Об Испании совсем не хочу говорить, потому что вы знаете больше меня. О моей жизни здесь, в префектуре, могу рассказать вам очень мало: я провожу время за чтением, рисованием или пишу. Два раза в неделю ко мне приходят, а по воскресеньям приносят чистое бельё и деньги на питание в ресторане.

Вы уже видите, что здесь всё не так, как пишут у вас. Книг у меня достаточно, так как здесь есть библиотека и мне выдают любые книги по моей просьбе. Есть некоторые произведения на испанском, но я уже всё прочитал.

Директор мне разрешил покупать иллюстрированные журналы, которые мне приносит одна женщина, она отвечает за выполнение заявок арестованным.

Пропускают только иллюстрированные журналы — газеты запрещены. Роза сообщает, что Бенедикто не пишет мне, потому что ему стыдно, но что он помнит обо мне. Я не делаю различий среди моих братьев, и я всех их помню, независимо от того, пишут они мне или нет.
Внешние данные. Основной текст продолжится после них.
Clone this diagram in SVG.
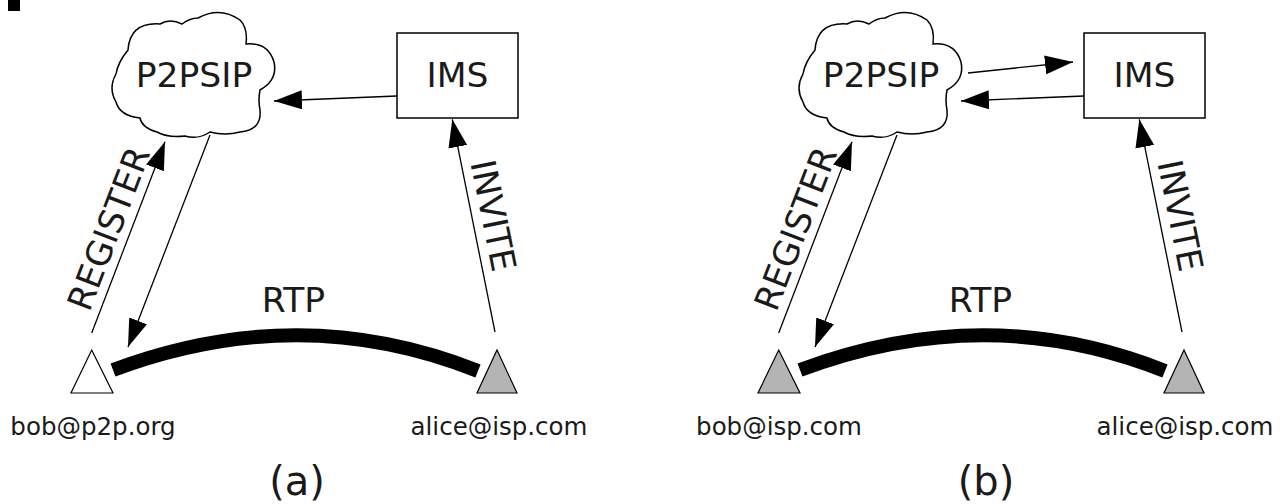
<svg xmlns="http://www.w3.org/2000/svg" width="1286" height="504" viewBox="0 0 1286 504">
<style>
text{font-family:"DejaVu Sans","Liberation Sans",sans-serif;fill:#1a1a1a}
.big{font-size:34.5px}
.lbl{font-size:24.5px}
.cap{font-size:40px}
.cloud{fill:#fff;stroke:#000;stroke-width:1.5}
.box{fill:#fff;stroke:#000;stroke-width:1.5}
.edge{fill:none;stroke:#000;stroke-width:1.3;marker-end:url(#ah)}
.rtp{fill:none;stroke:#000;stroke-width:14}
.tri{stroke:#000;stroke-width:1.2}
</style>
<defs>
<marker id="ah" markerUnits="userSpaceOnUse" markerWidth="28" markerHeight="19" refX="28" refY="9.5" orient="auto">
<path d="M0,0 L28,9.5 L0,19 z" fill="#000"/>
</marker>
<path id="cloudShape" d="M128,50 Q130,22 160,24 Q170,18 182,24 Q190,18 198,18 Q220,6 240,20 Q248,28 246,44 Q268,42 274,62 Q278,80 260,90 Q258,100 260,110 Q262,130 240,132 Q225,136 210,132 Q198,140 185,136 Q168,138 157,132 Q142,128 140,118 Q120,116 116,102 Q108,88 116,74 Q118,62 128,50 Z"/>
</defs>
<rect x="8" y="0" width="12" height="11" fill="#000"/>

<g id="p2psip-a"><use href="#cloudShape" class="cloud"/><text class="big" x="194" y="87" text-anchor="middle">P2PSIP</text></g>
<g id="ims-a"><rect class="box" x="397" y="33" width="121" height="85"/><text class="big" x="457.5" y="87" text-anchor="middle">IMS</text></g>
<g id="bob-a"><path class="tri" d="M91.7,350 L113,393 L71,393 Z" fill="#fff"/><text class="lbl" x="93" y="435" text-anchor="middle">bob@p2p.org</text></g>
<g id="alice-a"><path class="tri" d="M497,350 L517,393 L477,393 Z" fill="#b4b4b4"/><text class="lbl" x="499" y="435" text-anchor="middle">alice@isp.com</text></g>

<g id="p2psip-b"><use href="#cloudShape" class="cloud" transform="translate(687,0)"/><text class="big" x="881" y="87" text-anchor="middle">P2PSIP</text></g>
<g id="ims-b"><rect class="box" x="1084" y="33" width="121" height="85"/><text class="big" x="1144.5" y="87" text-anchor="middle">IMS</text></g>
<g id="bob-b"><path class="tri" d="M778.7,350 L800,393 L758,393 Z" fill="#b4b4b4"/><text class="lbl" x="779" y="435" text-anchor="middle">bob@isp.com</text></g>
<g id="alice-b"><path class="tri" d="M1184,350 L1204,393 L1164,393 Z" fill="#b4b4b4"/><text class="lbl" x="1185" y="435" text-anchor="middle">alice@isp.com</text></g>

<g id="connectors">
<line class="edge" x1="397" y1="96" x2="274" y2="101"/>
<line class="edge" x1="91.7" y1="333" x2="165" y2="141.7"/>
<line class="edge" x1="210" y1="135" x2="128" y2="347"/>
<line class="edge" x1="495" y1="332" x2="452.3" y2="119.3"/>
<path class="rtp" d="M113,370 Q300,300 478,371"/>

<line class="edge" x1="968" y1="73" x2="1073" y2="62"/>
<line class="edge" x1="1084" y1="96" x2="961" y2="101"/>
<line class="edge" x1="778.7" y1="333" x2="852" y2="141.7"/>
<line class="edge" x1="897" y1="135" x2="815" y2="347"/>
<line class="edge" x1="1182" y1="332" x2="1139.3" y2="119.3"/>
<path class="rtp" d="M800,370 Q987,300 1165,371"/>
</g>

<g id="labels">
<text class="big" x="120" y="233" text-anchor="middle" transform="rotate(-69 120 233)">REGISTER</text>
<text class="big" x="481.5" y="218" text-anchor="middle" transform="rotate(78.6 481.5 218)">INVITE</text>
<text class="big" x="293.5" y="311.5" text-anchor="middle">RTP</text>
<text class="big" x="807" y="233" text-anchor="middle" transform="rotate(-69 807 233)">REGISTER</text>
<text class="big" x="1168.5" y="218" text-anchor="middle" transform="rotate(78.6 1168.5 218)">INVITE</text>
<text class="big" x="980.5" y="311.5" text-anchor="middle">RTP</text>
<text class="cap" x="297" y="495" text-anchor="middle">(a)</text>
<text class="cap" x="986" y="495" text-anchor="middle">(b)</text>
</g>
</svg>
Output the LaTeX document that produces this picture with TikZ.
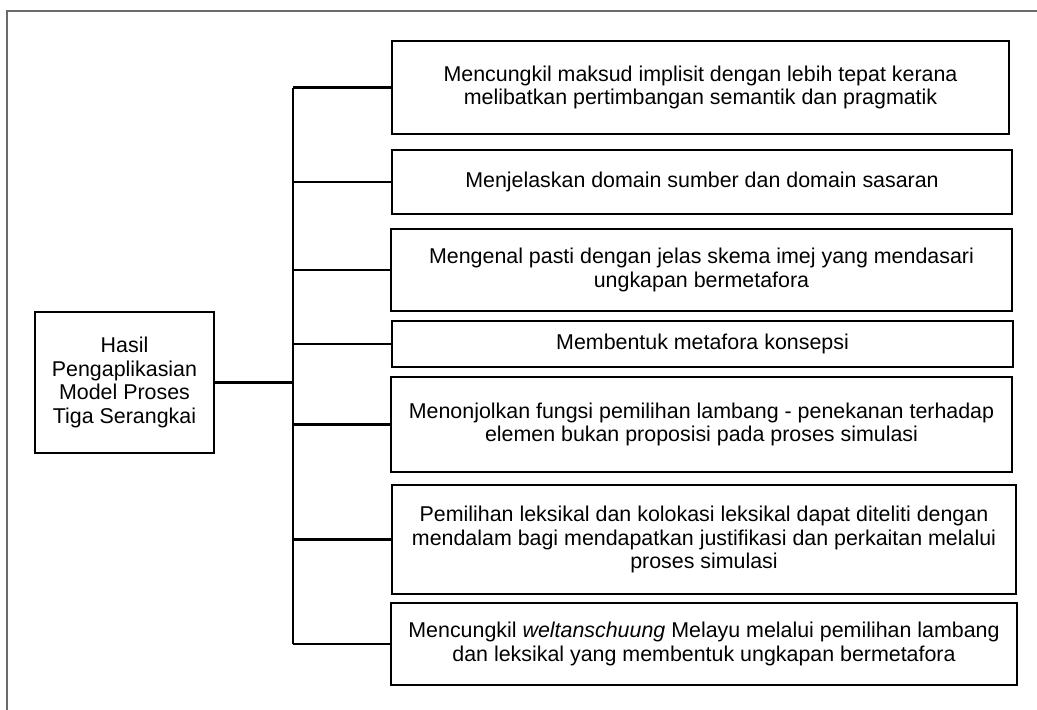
\documentclass[tikz,border=0pt]{standalone}
\usepackage{fontspec}
\setmainfont{Liberation Sans}
\begin{document}
\begin{tikzpicture}[x=1pt,y=-1pt,
  box/.style={draw=black, line width=2.6pt, inner sep=0pt, align=center,
    font=\fontsize{21.4}{23.5}\selectfont},
  conn/.style={draw=black, line width=2.4pt},
  frame/.style={draw=black!58, line width=1.8pt}]
\useasboundingbox (0,0) rectangle (1037,710);
\draw[frame] (7,712) -- (7,11) -- (1040,11);
\node[box, minimum width=179pt, minimum height=141pt] (root) at (124.5,382.5)
  {Hasil\\Pengaplikasian\\Model Proses\\Tiga Serangkai};
\node[box, minimum width=617pt, minimum height=93pt] (b1) at (700.5,87.5)
  {Mencungkil maksud implisit dengan lebih tepat kerana\\melibatkan pertimbangan semantik dan pragmatik};
\node[box, minimum width=620pt, minimum height=64pt] (b2) at (702,182)
  {Menjelaskan domain sumber dan domain sasaran};
\node[box, minimum width=621pt, minimum height=82pt] (b3) at (701.5,270)
  {Mengenal pasti dengan jelas skema imej yang mendasari\\ungkapan bermetafora};
\node[box, minimum width=621pt, minimum height=46pt] (b4) at (702.5,344)
  {Membentuk metafora konsepsi};
\node[box, minimum width=621pt, minimum height=95pt] (b5) at (701.5,424.5)
  {Menonjolkan fungsi pemilihan lambang - penekanan terhadap\\elemen bukan proposisi pada proses simulasi};
\node[box, minimum width=624pt, minimum height=109pt] (b6) at (704,539.5)
  {Pemilihan leksikal dan kolokasi leksikal dapat diteliti dengan\\mendalam bagi mendapatkan justifikasi dan perkaitan melalui\\proses simulasi};
\node[box, minimum width=626pt, minimum height=82pt] (b7) at (704,644)
  {Mencungkil \textit{weltanschuung} Melayu melalui pemilihan lambang\\dan leksikal yang membentuk ungkapan bermetafora};
\coordinate (tr) at (293,0);
\draw[conn, line width=2.8pt] (b1.west -| tr) -- (b7.west -| tr);
\foreach \b in {b1,b2,b3,b4,b5,b6,b7}
  \draw[conn] (\b.west) -- (\b.west -| tr);
\draw[conn, line width=3.4pt] (root.east) -- (root.east -| tr);
\end{tikzpicture}
\end{document}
Перико говорит, что написал мне несколько строк для того, чтобы утешить меня в моей печали. Спасибо, Перико! Я благодарю тебя за такое утешение. Но на это я должен ответить тебе чтото важное: моя печаль не так уж сильна, потому что мои идеалы помогают мне; они сильнее, чем все эти человеческие унижения. Мои идеи сильны. Они зародились в глубине этого несправедливого общества и представляют собой любовь и свободу. Они прочны как сталь. И именно они утешают меня, потому что я глубоко уверен в их справедливости. Вот так, мой дорогой Перико. Не жалей меня — я не какой-нибудь неудачник! Цепь, которая не даёт мне выйти на свободу, прогнила и не может задержать меня надолго. Жду твоё письмо на французском. Расскажи мне, как идёт твоя учёба на механика. Я тебе советую прилежно учиться — когда ты вырастешь, это тебе весьма пригодится. Клатео пишет мне, что сожалеет, что не может провести с вами Рождество. Мне тоже очень жаль, Клатео, но это не причина для грусти. Не только я один буду в тюрьме в эти дни. Таких как я много. А сколько бедняков проведут этот день без еды и крыши над головой! Так устроено это общество: у одних есть всё, а у других — ничего. Рождественские праздники устроены только для богатых — они празднуют их за счёт пота рабочего люда. Этот день превращается в море шампанского, а их смех — плач в хижинах нищих. Празднования богачей — это нищета бедняков. Но скоро этому придёт конец. Революция покончит с социальной несправедливостью…»214.